'''

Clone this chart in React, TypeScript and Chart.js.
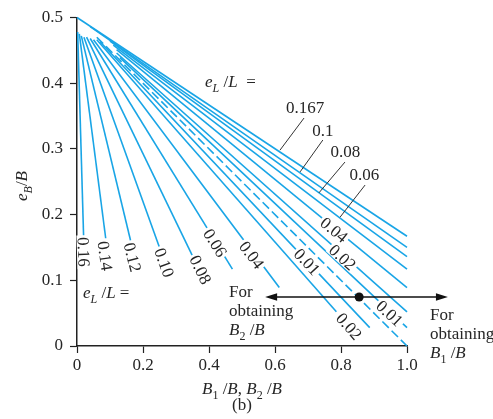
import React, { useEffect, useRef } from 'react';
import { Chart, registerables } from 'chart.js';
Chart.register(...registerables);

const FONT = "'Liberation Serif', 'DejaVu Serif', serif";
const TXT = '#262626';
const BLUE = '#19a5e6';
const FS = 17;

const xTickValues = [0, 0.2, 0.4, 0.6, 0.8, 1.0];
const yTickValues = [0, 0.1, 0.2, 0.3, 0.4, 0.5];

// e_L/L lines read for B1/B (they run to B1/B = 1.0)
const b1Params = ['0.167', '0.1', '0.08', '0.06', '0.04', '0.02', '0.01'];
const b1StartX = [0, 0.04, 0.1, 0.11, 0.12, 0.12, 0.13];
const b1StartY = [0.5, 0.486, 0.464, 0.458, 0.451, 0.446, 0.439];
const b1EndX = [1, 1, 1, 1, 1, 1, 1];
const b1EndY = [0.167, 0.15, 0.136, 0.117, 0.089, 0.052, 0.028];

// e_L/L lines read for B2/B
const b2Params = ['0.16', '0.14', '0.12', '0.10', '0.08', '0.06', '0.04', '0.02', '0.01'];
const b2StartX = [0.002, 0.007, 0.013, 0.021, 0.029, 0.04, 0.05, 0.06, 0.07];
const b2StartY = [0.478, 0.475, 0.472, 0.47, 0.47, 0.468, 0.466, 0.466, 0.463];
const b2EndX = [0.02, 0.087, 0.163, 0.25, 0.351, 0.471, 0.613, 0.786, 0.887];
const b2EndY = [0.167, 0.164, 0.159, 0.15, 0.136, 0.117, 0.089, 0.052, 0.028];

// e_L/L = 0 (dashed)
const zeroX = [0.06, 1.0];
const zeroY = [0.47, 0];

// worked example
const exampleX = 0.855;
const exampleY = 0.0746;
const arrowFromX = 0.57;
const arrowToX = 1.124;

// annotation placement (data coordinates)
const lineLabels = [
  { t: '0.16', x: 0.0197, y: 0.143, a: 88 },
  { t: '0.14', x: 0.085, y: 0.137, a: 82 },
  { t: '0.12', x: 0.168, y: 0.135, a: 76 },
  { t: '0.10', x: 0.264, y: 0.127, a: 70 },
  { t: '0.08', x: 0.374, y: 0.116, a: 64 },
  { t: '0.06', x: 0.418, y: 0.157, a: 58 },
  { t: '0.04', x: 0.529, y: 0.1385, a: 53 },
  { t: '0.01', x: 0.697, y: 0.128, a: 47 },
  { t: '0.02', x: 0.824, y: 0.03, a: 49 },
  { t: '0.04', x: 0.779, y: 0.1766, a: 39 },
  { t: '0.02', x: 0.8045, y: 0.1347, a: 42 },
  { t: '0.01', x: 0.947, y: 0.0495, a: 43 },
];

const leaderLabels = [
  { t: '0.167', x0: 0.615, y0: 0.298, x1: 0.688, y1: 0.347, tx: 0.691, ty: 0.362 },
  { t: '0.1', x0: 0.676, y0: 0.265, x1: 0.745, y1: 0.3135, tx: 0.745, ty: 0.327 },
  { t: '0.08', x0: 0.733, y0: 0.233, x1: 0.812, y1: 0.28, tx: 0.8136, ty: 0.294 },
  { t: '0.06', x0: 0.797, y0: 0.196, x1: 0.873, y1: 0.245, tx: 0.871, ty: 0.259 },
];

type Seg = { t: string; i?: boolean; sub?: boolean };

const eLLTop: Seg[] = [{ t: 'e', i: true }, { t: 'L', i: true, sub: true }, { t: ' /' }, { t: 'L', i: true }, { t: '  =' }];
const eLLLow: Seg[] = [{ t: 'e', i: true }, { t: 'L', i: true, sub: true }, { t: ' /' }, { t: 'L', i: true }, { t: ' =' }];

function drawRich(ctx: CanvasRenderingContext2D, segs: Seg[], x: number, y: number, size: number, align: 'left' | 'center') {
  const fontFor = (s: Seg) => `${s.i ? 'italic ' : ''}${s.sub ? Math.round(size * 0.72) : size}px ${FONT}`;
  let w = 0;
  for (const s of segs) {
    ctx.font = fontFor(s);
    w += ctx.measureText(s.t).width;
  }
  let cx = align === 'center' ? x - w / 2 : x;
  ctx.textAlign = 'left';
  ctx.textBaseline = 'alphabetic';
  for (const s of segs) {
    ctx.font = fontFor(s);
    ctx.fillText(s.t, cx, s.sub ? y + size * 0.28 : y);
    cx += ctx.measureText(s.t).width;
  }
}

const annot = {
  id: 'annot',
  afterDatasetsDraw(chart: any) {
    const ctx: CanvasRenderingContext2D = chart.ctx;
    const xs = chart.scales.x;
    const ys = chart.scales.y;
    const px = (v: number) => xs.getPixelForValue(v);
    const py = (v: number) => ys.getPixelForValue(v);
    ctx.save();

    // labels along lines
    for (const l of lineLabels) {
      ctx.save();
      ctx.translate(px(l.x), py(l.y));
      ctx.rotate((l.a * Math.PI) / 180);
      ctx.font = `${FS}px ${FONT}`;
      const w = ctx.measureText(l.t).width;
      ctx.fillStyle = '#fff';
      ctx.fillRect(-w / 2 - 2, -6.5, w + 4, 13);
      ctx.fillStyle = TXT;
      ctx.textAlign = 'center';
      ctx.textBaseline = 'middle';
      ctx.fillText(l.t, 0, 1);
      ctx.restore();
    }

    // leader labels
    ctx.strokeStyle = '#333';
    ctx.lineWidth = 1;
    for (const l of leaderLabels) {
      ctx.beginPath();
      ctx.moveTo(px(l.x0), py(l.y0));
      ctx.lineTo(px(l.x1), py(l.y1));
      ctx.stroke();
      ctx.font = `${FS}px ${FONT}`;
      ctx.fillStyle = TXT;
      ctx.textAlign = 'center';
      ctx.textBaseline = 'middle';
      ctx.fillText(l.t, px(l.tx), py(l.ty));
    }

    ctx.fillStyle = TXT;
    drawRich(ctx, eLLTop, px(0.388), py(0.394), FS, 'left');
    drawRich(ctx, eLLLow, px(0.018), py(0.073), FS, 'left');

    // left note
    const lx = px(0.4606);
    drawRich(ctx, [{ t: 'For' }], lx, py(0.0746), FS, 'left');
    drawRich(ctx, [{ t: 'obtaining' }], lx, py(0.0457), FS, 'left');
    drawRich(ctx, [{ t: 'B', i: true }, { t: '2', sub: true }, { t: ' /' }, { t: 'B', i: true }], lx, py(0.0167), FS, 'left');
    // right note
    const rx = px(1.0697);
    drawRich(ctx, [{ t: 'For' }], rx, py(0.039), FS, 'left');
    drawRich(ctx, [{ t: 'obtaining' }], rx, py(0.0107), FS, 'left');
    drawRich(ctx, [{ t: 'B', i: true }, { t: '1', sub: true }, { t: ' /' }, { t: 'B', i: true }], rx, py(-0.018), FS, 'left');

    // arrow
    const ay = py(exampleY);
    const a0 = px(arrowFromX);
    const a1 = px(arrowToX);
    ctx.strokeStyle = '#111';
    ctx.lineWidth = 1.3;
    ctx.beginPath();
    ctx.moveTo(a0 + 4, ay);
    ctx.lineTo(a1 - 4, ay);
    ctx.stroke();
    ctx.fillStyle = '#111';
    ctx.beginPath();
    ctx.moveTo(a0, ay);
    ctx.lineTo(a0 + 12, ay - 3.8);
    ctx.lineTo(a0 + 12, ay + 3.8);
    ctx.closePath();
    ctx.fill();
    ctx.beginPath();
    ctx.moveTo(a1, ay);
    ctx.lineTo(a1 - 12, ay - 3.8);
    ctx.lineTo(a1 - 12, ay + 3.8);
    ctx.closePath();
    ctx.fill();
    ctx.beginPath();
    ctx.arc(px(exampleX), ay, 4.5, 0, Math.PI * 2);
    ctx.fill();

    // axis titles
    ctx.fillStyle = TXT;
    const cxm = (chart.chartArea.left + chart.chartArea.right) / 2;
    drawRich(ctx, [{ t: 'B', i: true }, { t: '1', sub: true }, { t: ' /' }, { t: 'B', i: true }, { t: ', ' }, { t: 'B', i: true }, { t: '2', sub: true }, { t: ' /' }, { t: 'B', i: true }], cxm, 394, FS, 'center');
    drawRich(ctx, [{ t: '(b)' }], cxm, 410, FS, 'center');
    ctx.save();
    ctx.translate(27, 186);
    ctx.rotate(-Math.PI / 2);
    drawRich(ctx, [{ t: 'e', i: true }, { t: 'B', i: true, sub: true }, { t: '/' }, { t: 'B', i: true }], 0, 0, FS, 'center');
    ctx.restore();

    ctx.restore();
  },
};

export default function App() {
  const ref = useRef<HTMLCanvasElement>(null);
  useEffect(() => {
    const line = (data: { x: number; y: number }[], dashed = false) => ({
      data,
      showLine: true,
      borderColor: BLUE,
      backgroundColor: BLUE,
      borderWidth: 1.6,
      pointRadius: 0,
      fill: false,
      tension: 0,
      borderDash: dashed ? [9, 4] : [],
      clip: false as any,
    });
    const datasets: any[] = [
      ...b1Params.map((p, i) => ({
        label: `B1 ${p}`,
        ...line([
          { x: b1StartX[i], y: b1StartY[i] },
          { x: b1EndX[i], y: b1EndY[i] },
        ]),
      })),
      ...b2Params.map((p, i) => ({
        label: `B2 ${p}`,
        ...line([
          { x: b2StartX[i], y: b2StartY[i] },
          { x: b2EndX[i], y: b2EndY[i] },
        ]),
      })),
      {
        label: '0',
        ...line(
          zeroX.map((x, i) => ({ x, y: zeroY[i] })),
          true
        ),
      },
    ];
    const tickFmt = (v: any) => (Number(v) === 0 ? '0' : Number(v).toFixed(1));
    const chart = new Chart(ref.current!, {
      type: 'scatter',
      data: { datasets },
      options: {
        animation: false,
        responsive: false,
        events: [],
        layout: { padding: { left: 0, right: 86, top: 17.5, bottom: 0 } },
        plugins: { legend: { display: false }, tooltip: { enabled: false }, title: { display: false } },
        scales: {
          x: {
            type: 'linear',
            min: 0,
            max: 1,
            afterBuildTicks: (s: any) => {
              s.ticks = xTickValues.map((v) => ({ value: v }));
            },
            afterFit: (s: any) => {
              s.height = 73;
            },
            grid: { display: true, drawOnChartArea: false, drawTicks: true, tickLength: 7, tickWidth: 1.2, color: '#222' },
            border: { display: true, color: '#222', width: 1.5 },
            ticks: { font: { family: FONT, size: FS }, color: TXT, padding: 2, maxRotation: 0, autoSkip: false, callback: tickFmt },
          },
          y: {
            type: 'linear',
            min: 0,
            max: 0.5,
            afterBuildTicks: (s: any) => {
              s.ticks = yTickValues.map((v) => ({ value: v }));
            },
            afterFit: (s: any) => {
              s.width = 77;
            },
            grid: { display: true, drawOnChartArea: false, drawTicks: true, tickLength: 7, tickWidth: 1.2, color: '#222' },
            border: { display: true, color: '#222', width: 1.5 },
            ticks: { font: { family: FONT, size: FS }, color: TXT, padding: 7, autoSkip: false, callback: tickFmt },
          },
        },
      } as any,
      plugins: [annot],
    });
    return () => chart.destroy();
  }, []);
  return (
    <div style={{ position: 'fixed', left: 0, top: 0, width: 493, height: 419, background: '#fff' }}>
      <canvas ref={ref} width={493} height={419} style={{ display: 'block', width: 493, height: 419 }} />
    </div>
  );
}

'''

EXERCISE DETAILS:
Reproduce the material above exactly, first line through the line that contains "const FS = 17;", minus the pictures.

TASK SOLUTION:
Clone this chart in React, TypeScript and Chart.js.
import React, { useEffect, useRef } from 'react';
import { Chart, registerables } from 'chart.js';
Chart.register(...registerables);

const FONT = "'Liberation Serif', 'DejaVu Serif', serif";
const TXT = '#262626';
const BLUE = '#19a5e6';
const FS = 17;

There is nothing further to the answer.